▸ **Given request**
Retype only what runs from the beginning of the data through the line with "bin_width = 5"; please omit the pictures and keep every line exact.
********
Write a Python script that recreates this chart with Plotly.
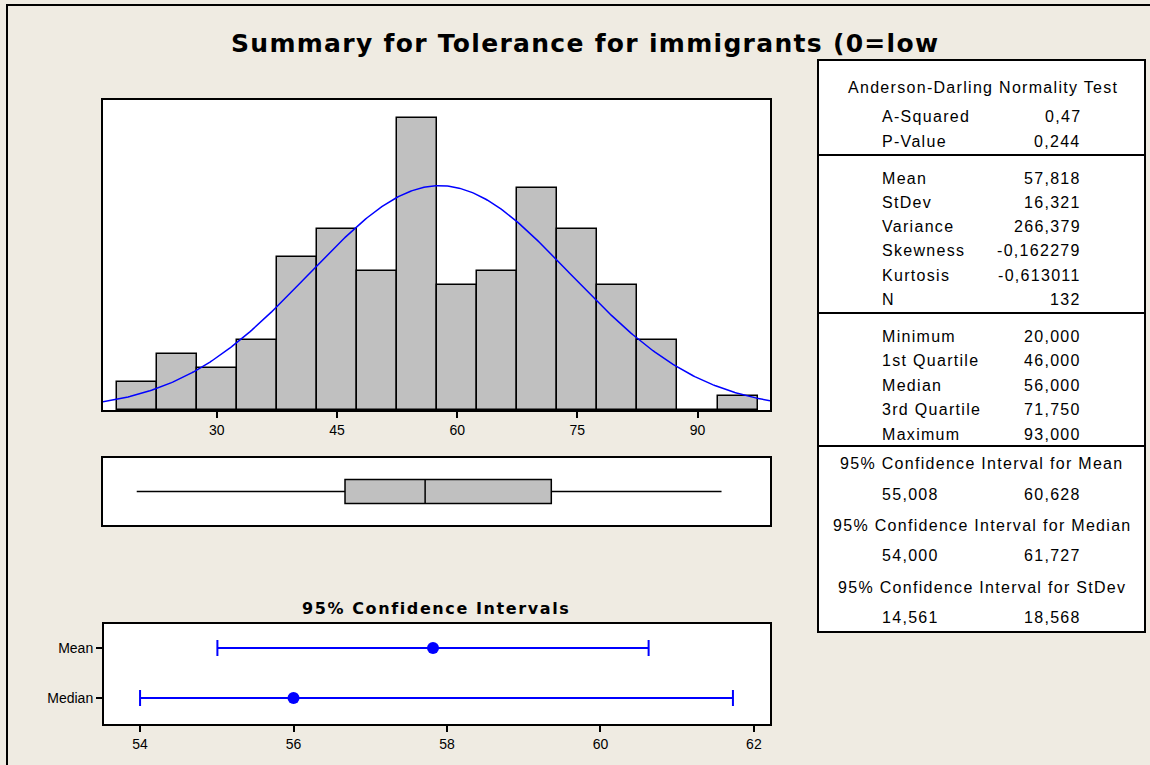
import numpy as np
import plotly.graph_objects as go

# Histogram data (bins of width 5)
bin_centers = [20, 25, 30, 35, 40, 45, 50, 55, 60, 65, 70, 75, 80, 85, 90, 95]
counts = [2, 4, 3, 5, 11, 13, 10, 21, 9, 10, 16, 13, 9, 5, 0, 1]
bin_width = 5

# Summary statistics
stat_mean = 57.818
stat_sd = 16.321
stat_n = 132
box_stats = {"min": 20.0, "q1": 46.0, "median": 56.0, "q3": 71.75, "max": 93.0}

# Confidence intervals
ci_names = ["Mean", "Median"]
ci_center = [57.818, 56.0]
ci_low = [55.008, 54.0]
ci_high = [60.628, 61.727]

# Table text
ad_labels = ["A-Squared", "P-Value"]
ad_values = ["0,47", "0,244"]
moment_labels = ["Mean", "StDev", "Variance", "Skewness", "Kurtosis", "N"]
moment_values = ["57,818", "16,321", "266,379", "-0,162279", "-0,613011", "132"]
quant_labels = ["Minimum", "1st Quartile", "Median", "3rd Quartile", "Maximum"]
quant_values = ["20,000", "46,000", "56,000", "71,750", "93,000"]
ci_titles = ["95% Confidence Interval for Mean",
             "95% Confidence Interval for Median",
             "95% Confidence Interval for StDev"]
ci_lo_txt = ["55,008", "54,000", "14,561"]
ci_hi_txt = ["60,628", "61,727", "18,568"]

W, H = 1150, 765
BG = "#EFEBE2"
FONT = "Liberation Sans, Arial, sans-serif"
BOLDFONT = "DejaVu Sans, Verdana, sans-serif"


def fx(x):
    return x / W


def fy(y):
    return 1 - y / H


def spaced(text, px):
    return '<span style="letter-spacing:%spx">%s</span>' % (px, text)


x_range = [15.79, 99.05]

fig = go.Figure()

# histogram bars
fig.add_trace(go.Bar(x=bin_centers, y=counts, width=bin_width,
                     marker=dict(color="#C0C0C0", line=dict(color="black", width=1.5)),
                     xaxis="x", yaxis="y", showlegend=False, hoverinfo="x+y"))

# fitted normal curve
xs = np.linspace(x_range[0], x_range[1], 400)
ys = stat_n * bin_width * np.exp(-0.5 * ((xs - stat_mean) / stat_sd) ** 2) / (stat_sd * np.sqrt(2 * np.pi))
fig.add_trace(go.Scatter(x=xs, y=ys, mode="lines", line=dict(color="#0000FF", width=1.5),
                         xaxis="x", yaxis="y", showlegend=False, hoverinfo="skip"))

# boxplot
fig.add_trace(go.Box(y=[0], q1=[box_stats["q1"]], median=[box_stats["median"]], q3=[box_stats["q3"]],
                     lowerfence=[box_stats["min"]], upperfence=[box_stats["max"]],
                     orientation="h", width=1, whiskerwidth=0,
                     fillcolor="#C0C0C0", line=dict(color="black", width=1.5),
                     xaxis="x2", yaxis="y2", showlegend=False))

# confidence intervals
ci_y = [1, 0]
fig.add_trace(go.Scatter(
    x=ci_center, y=ci_y, mode="markers",
    marker=dict(color="#0000FF", size=12),
    error_x=dict(type="data", symmetric=False,
                 array=[h - c for h, c in zip(ci_high, ci_center)],
                 arrayminus=[c - l for l, c in zip(ci_low, ci_center)],
                 color="#0000FF", thickness=2, width=8),
    xaxis="x3", yaxis="y3", showlegend=False))

axis_common = dict(showline=True, linecolor="black", linewidth=2, mirror=True,
                   showgrid=False, zeroline=False)

fig.update_layout(
    width=W, height=H,
    margin=dict(l=0, r=0, t=0, b=0),
    paper_bgcolor=BG, plot_bgcolor="white",
    font=dict(family=FONT, color="black", size=14),
    bargap=0,
    xaxis=dict(domain=[fx(103), fx(770)], range=x_range, anchor="y",
               tickvals=[30, 45, 60, 75, 90], ticks="outside", ticklen=6, tickwidth=1.5,
               tickcolor="black", **axis_common),
    yaxis=dict(domain=[fy(410), fy(100)], range=[0, 22.3], anchor="x",
               showticklabels=False, ticks="", **axis_common),
    xaxis2=dict(domain=[fx(103), fx(770)], range=x_range, anchor="y2",
                showticklabels=False, ticks="", **axis_common),
    yaxis2=dict(domain=[fy(525), fy(458)], range=[-1.4, 1.4], anchor="x2",
                showticklabels=False, ticks="", **axis_common),
    xaxis3=dict(domain=[fx(104), fx(770)], range=[53.53, 62.21], anchor="y3",
                tickvals=[54, 56, 58, 60, 62], ticks="outside", ticklen=6, tickwidth=1.5,
                tickcolor="black", **axis_common),
    yaxis3=dict(domain=[fy(724), fy(624)], range=[-0.52, 1.48], anchor="x3",
                tickvals=ci_y, ticktext=ci_names, ticks="outside", ticklen=6, tickwidth=1.5,
                tickcolor="black", **axis_common),
)

shapes = []
annotations = []

# outer frame
shapes.append(dict(type="rect", xref="paper", yref="paper", x0=fx(7), y0=fy(800),
                   x1=fx(1200), y1=fy(5), line=dict(color="black", width=2)))

# titles
annotations.append(dict(text="<b>" + spaced("Summary for Tolerance for immigrants (0=low", 1.3) + "</b>",
                        x=fx(585), y=fy(43), xref="paper", yref="paper",
                        xanchor="center", yanchor="middle", showarrow=False,
                        font=dict(size=25, family=BOLDFONT)))
annotations.append(dict(text="<b>" + spaced("95% Confidence Intervals", 1.6) + "</b>",
                        x=fx(436), y=fy(608), xref="paper", yref="paper",
                        xanchor="center", yanchor="middle", showarrow=False,
                        font=dict(size=16, family=BOLDFONT)))

# stats table
shapes.append(dict(type="rect", xref="paper", yref="paper", x0=fx(818), y0=fy(632),
                   x1=fx(1145), y1=fy(60), fillcolor="white", line=dict(color="black", width=2),
                   layer="below"))
for ly in [155, 313, 446]:
    shapes.append(dict(type="line", xref="paper", yref="paper", x0=fx(818), x1=fx(1145),
                       y0=fy(ly), y1=fy(ly), line=dict(color="black", width=2)))

tfont = dict(size=16, family=FONT)


def cell(text, x, y, anchor):
    annotations.append(dict(text=spaced(text, 1.3), x=fx(x), y=fy(y), xref="paper", yref="paper",
                            xanchor=anchor, yanchor="middle", showarrow=False, font=tfont))


cell("Anderson-Darling Normality Test", 983, 87, "center")
for i, (lab, val) in enumerate(zip(ad_labels, ad_values)):
    cell(lab, 880, 116 + 25 * i, "left")
    cell(val, 1083, 116 + 25 * i, "right")
for i, (lab, val) in enumerate(zip(moment_labels, moment_values)):
    cell(lab, 880, 178 + 24.3 * i, "left")
    cell(val, 1083, 178 + 24.3 * i, "right")
for i, (lab, val) in enumerate(zip(quant_labels, quant_values)):
    cell(lab, 880, 336 + 24.5 * i, "left")
    cell(val, 1083, 336 + 24.5 * i, "right")
for i, (t, lo, hi) in enumerate(zip(ci_titles, ci_lo_txt, ci_hi_txt)):
    cell(t, 982, 464 + 61.5 * i, "center")
    cell(lo, 880, 494 + 61.5 * i, "left")
    cell(hi, 1083, 494 + 61.5 * i, "right")

fig.update_layout(shapes=shapes, annotations=annotations)

# the page body has a default margin; remove it so the figure sits at the window origin
fig.write_html("out.html", config={"displayModeBar": False},
               post_script="document.body.style.margin='0px';")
********
▸ **Task response**
Write a Python script that recreates this chart with Plotly.
import numpy as np
import plotly.graph_objects as go

# Histogram data (bins of width 5)
bin_centers = [20, 25, 30, 35, 40, 45, 50, 55, 60, 65, 70, 75, 80, 85, 90, 95]
counts = [2, 4, 3, 5, 11, 13, 10, 21, 9, 10, 16, 13, 9, 5, 0, 1]
bin_width = 5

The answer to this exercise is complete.